Cependant, la droite seule aura du mal à décrocher la queue du Mickey, de même qu’on peut aujourd’hui douter des chances de Marc Fesneau d’arriver, à la tête de son agrégat centriste tirant vers le bleu, à inverser le cours de l’histoire régionale. Parti le dernier dans la course, il n’a pas encore dévoilé son programme. « Dans cette région, on a trop longtemps mis sous la table les sujets de la sous-traitance industrielle ou celle du mix énergétique », a-t-il cependant déjà fait remarquer. Dans le Loiret, même si rien n’a encore été officialisé, il ne fait plus guère de doutes que le maire d’Olivet, Matthieu Schlesinger, mènera la bataille dans le département après, là aussi, de multiples rebondissements et/ou déclassements en interne.
La menace RN
Enfin, impossible de terminer ce tour de l’échiquier régional en campagne sans évoquer le cas du RN. En 2015, le Front National, comme il était encore baptisé à l’époque, avait rassemblé plus de 30 % des voix, au premier comme au second tour. Pas assez pour décrocher la timbale, mais le parti des Le Pen père et fille avait posé là des jalons pour la suite, maintenant son enracinement dans les zones rurales. Le contexte actuel, qui renforce la crainte de l’avenir chez certains électeurs revendicatifs, pourrait favoriser le vote frontiste, d’autant que les idées du RN sont de moins en moins « diabolisées », y compris dans les médias. Mené par Aleksandar Nikolic, sosie local de Jordan Bardella, le Rassemblement National, qui se frotte les mains de la division à droite, aura pour leader dans le Loiret le secrétaire départemental du parti, Cyril Hermadinquer.

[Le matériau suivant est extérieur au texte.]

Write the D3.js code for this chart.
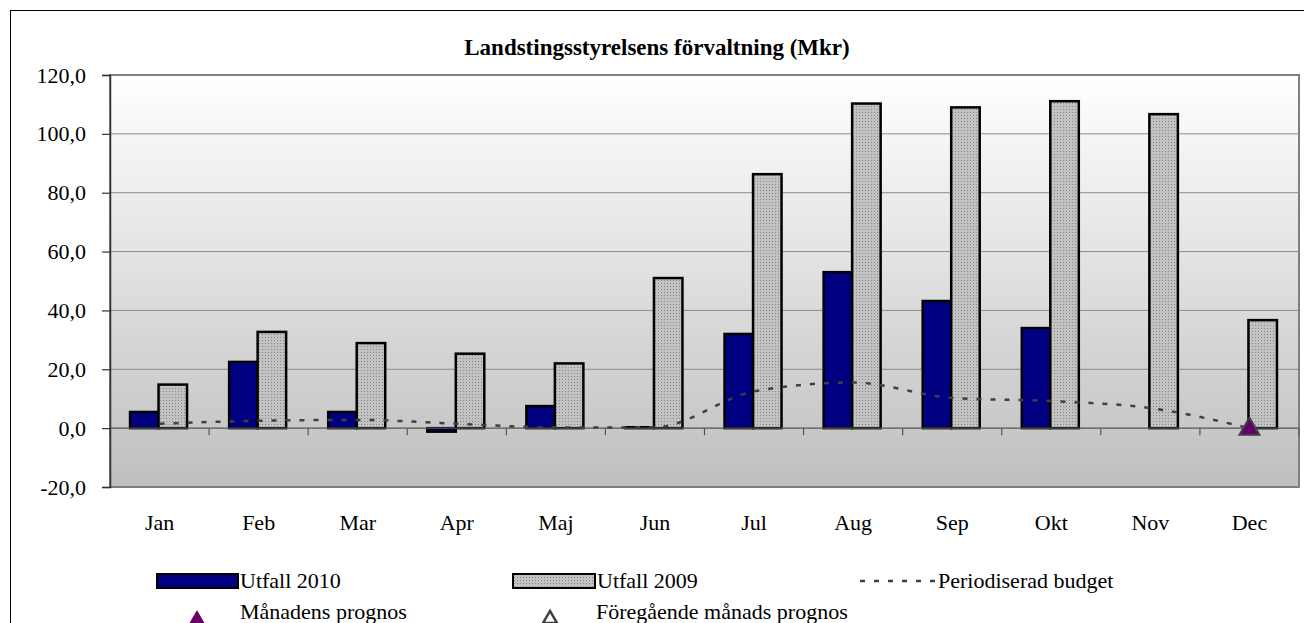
<!DOCTYPE html>
<html>
<head>
<meta charset="utf-8">
<script src="https://cdn.jsdelivr.net/npm/d3@7"></script>
<style>
body { margin: 0; background: #fff; }
svg text { font-family: "Liberation Serif", "Times New Roman", serif; fill: #000; }
</style>
</head>
<body>
<svg id="chart" width="1304" height="623"></svg>
<script>
// data
var months = ["Jan","Feb","Mar","Apr","Maj","Jun","Jul","Aug","Sep","Okt","Nov","Dec"];
var utfall2010 = [5.5, 22.5, 5.5, -1.2, 7.5, 0.3, 32, 53, 43.2, 34, null, null];
var utfall2009 = [14.8, 32.7, 28.9, 25.3, 22, 51, 86.3, 110.3, 109, 111.1, 106.7, 36.7];
var budget = [1.5, 2.5, 2.8, 1.5, 0.2, 0.3, 12.5, 15.5, 10.3, 9.2, 6.8, 0];
var prognos = [{month: "Dec", value: 0}];
var yTicks = [-20, 0, 20, 40, 60, 80, 100, 120];
var title = "Landstingsstyrelsens förvaltning (Mkr)";

var plotLeft = 110, plotRight = 1299, plotTop = 75, plotBottom = 487;
var barW = 28.5;
var fontSize = "22px";

var svg = d3.select("#chart");
var defs = svg.append("defs");

var grad = defs.append("linearGradient")
.attr("id", "bgGrad")
.attr("x1", 0).attr("y1", 0).attr("x2", 0).attr("y2", 1);
grad.append("stop").attr("offset", "0%").attr("stop-color", "#ffffff");
grad.append("stop").attr("offset", "100%").attr("stop-color", "#bfbfbf");

var pat = defs.append("pattern")
.attr("id", "dots")
.attr("patternUnits", "userSpaceOnUse")
.attr("width", 3).attr("height", 3);
pat.append("rect").attr("width", 3).attr("height", 3).attr("fill", "#c2c2c2");
pat.append("rect").attr("x", 1).attr("y", 1).attr("width", 1).attr("height", 1).attr("fill", "#888888");

// outer frame
svg.append("rect")
.attr("x", 10.5).attr("y", 10.5)
.attr("width", 1320).attr("height", 640)
.attr("fill", "none").attr("stroke", "#000").attr("stroke-width", 1);

var x = d3.scaleBand().domain(months).range([plotLeft, plotRight]);
var y = d3.scaleLinear().domain([-20, 120]).range([plotBottom, plotTop]);

svg.append("rect")
.attr("x", plotLeft).attr("y", plotTop)
.attr("width", plotRight-plotLeft).attr("height", plotBottom-plotTop)
.attr("fill", "url(#bgGrad)");

// gridlines
svg.append("g").selectAll("line").data(yTicks.filter(function(d) { return d != 0 && d != -20 && d != 120; }))
.enter().append("line")
.attr("x1", plotLeft).attr("x2", plotRight)
.attr("y1", function(d) { return y(d); }).attr("y2", function(d) { return y(d); })
.attr("stroke", "#8c8c8c").attr("stroke-width", 1);

svg.append("rect")
.attr("x", plotLeft).attr("y", plotTop)
.attr("width", plotRight-plotLeft).attr("height", plotBottom-plotTop)
.attr("fill", "none").attr("stroke", "#808080").attr("stroke-width", 2);

// bars
var g2010 = svg.append("g");
g2010.selectAll("rect").data(months.map(function(m, i) { return {m: m, v: utfall2010[i]}; })
	.filter(function(d) { return d.v != null; }))
.enter().append("rect")
.attr("x", function(d) { return x(d.m) + x.bandwidth()/2 - barW - 1; })
.attr("y", function(d) { return y(Math.max(0, d.v)); })
.attr("width", barW)
.attr("height", function(d) { return Math.abs(y(d.v) - y(0)); })
.attr("fill", "#000080").attr("stroke", "#000").attr("stroke-width", 2.5);

var g2009 = svg.append("g");
g2009.selectAll("rect").data(months.map(function(m, i) { return {m: m, v: utfall2009[i]}; }))
.enter().append("rect")
.attr("x", function(d) { return x(d.m) + x.bandwidth()/2 - 1; })
.attr("y", function(d) { return y(Math.max(0, d.v)); })
.attr("width", barW)
.attr("height", function(d) { return Math.abs(y(d.v) - y(0)); })
.attr("fill", "url(#dots)").attr("stroke", "#000").attr("stroke-width", 2.5);

// zero axis with category ticks
svg.append("line")
.attr("x1", plotLeft).attr("x2", plotRight)
.attr("y1", y(0)).attr("y2", y(0))
.attr("stroke", "#555").attr("stroke-width", 1.2);
var gx = svg.append("g")
.attr("transform", "translate(0," + y(0) + ")");
gx.selectAll("line").data(months.concat(["end"]))
.enter().append("line")
.attr("x1", function(d) { return d == "end" ? plotRight : x(d); })
.attr("x2", function(d) { return d == "end" ? plotRight : x(d); })
.attr("y1", 0).attr("y2", 7)
.attr("stroke", "#555").attr("stroke-width", 1.2);
svg.append("g")
.selectAll("text").data(months)
.enter().append("text")
.attr("x", function(d) { return x(d) + x.bandwidth()/2; })
.attr("y", 530)
.attr("text-anchor", "middle")
.attr("font-size", fontSize)
.text(function(d) { return d; });

// y axis
var yAxis = d3.axisLeft(y).tickValues(yTicks).tickSize(8).tickPadding(16)
.tickFormat(function(d) { return d3.format(".1f")(d).replace(".", ",").replace("\u2212", "-"); });
var gy = svg.append("g")
.attr("transform", "translate(" + plotLeft + ",0)")
.call(yAxis);
gy.select(".domain").attr("stroke", "#333").attr("stroke-width", 1.5);
gy.selectAll(".tick line").attr("stroke", "#333").attr("stroke-width", 1.2);
gy.selectAll(".tick text")
.attr("font-size", fontSize)
.attr("font-family", "Liberation Serif, serif")
.attr("fill", "#000");

// budget line
var line = d3.line()
.x(function(d, i) { return x(months[i]) + x.bandwidth()/2; })
.y(function(d) { return y(d); })
.curve(d3.curveMonotoneX);
svg.append("path")
.datum(budget)
.attr("d", line)
.attr("fill", "none")
.attr("stroke", "#404040")
.attr("stroke-width", 2.5)
.attr("stroke-dasharray", "5,9");

// prognos markers
var tri = d3.symbol().type(d3.symbolTriangle).size(170);
svg.append("g").selectAll("path").data(prognos)
.enter().append("path")
.attr("d", tri)
.attr("transform", function(d) { return "translate(" + (x(d.month) + x.bandwidth()/2) + "," + (y(d.value) + 1) + ")"; })
.attr("fill", "#660066").attr("stroke", "#404040").attr("stroke-width", 2);

// title
svg.append("text")
.attr("x", 657).attr("y", 55)
.attr("text-anchor", "middle")
.attr("font-size", "23px")
.attr("font-weight", "bold")
.text(title);

// legend
var leg = svg.append("g");
leg.append("rect").attr("x", 157).attr("y", 574).attr("width", 81).attr("height", 14)
.attr("fill", "#000080").attr("stroke", "#000").attr("stroke-width", 2);
leg.append("text").attr("x", 240).attr("y", 588).attr("font-size", fontSize).text("Utfall 2010");
leg.append("rect").attr("x", 513).attr("y", 574).attr("width", 82).attr("height", 14)
.attr("fill", "url(#dots)").attr("stroke", "#000").attr("stroke-width", 2);
leg.append("text").attr("x", 597).attr("y", 588).attr("font-size", fontSize).text("Utfall 2009");
leg.append("line").attr("x1", 860).attr("x2", 936).attr("y1", 581).attr("y2", 581)
.attr("stroke", "#404040").attr("stroke-width", 2.5).attr("stroke-dasharray", "5,9");
leg.append("text").attr("x", 938).attr("y", 588).attr("font-size", fontSize).text("Periodiserad budget");

var triSmall = d3.symbol().type(d3.symbolTriangle).size(85);
leg.append("path").attr("d", triSmall)
.attr("transform", "translate(197,619)")
.attr("fill", "#660066").attr("stroke", "#660066").attr("stroke-width", 1);
leg.append("text").attr("x", 240).attr("y", 619).attr("font-size", fontSize).text("Månadens prognos");
leg.append("path").attr("d", triSmall)
.attr("transform", "translate(550,619)")
.attr("fill", "none").attr("stroke", "#404040").attr("stroke-width", 2.5);
leg.append("text").attr("x", 596).attr("y", 619).attr("font-size", fontSize).text("Föregående månads prognos");
</script>
</body>
</html>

Malgré tout, pour le RN comme pour les autres, les pronostics se heurtent à une incertitude majeure : celle de la participation, que certains voient seulement atteindre les 20 à 30 %. Ce qui serait non seulement une catastrophe pour la démocratie, mais incite aussi, à l’heure où nous écrivons ces lignes, à la plus grande des prudences.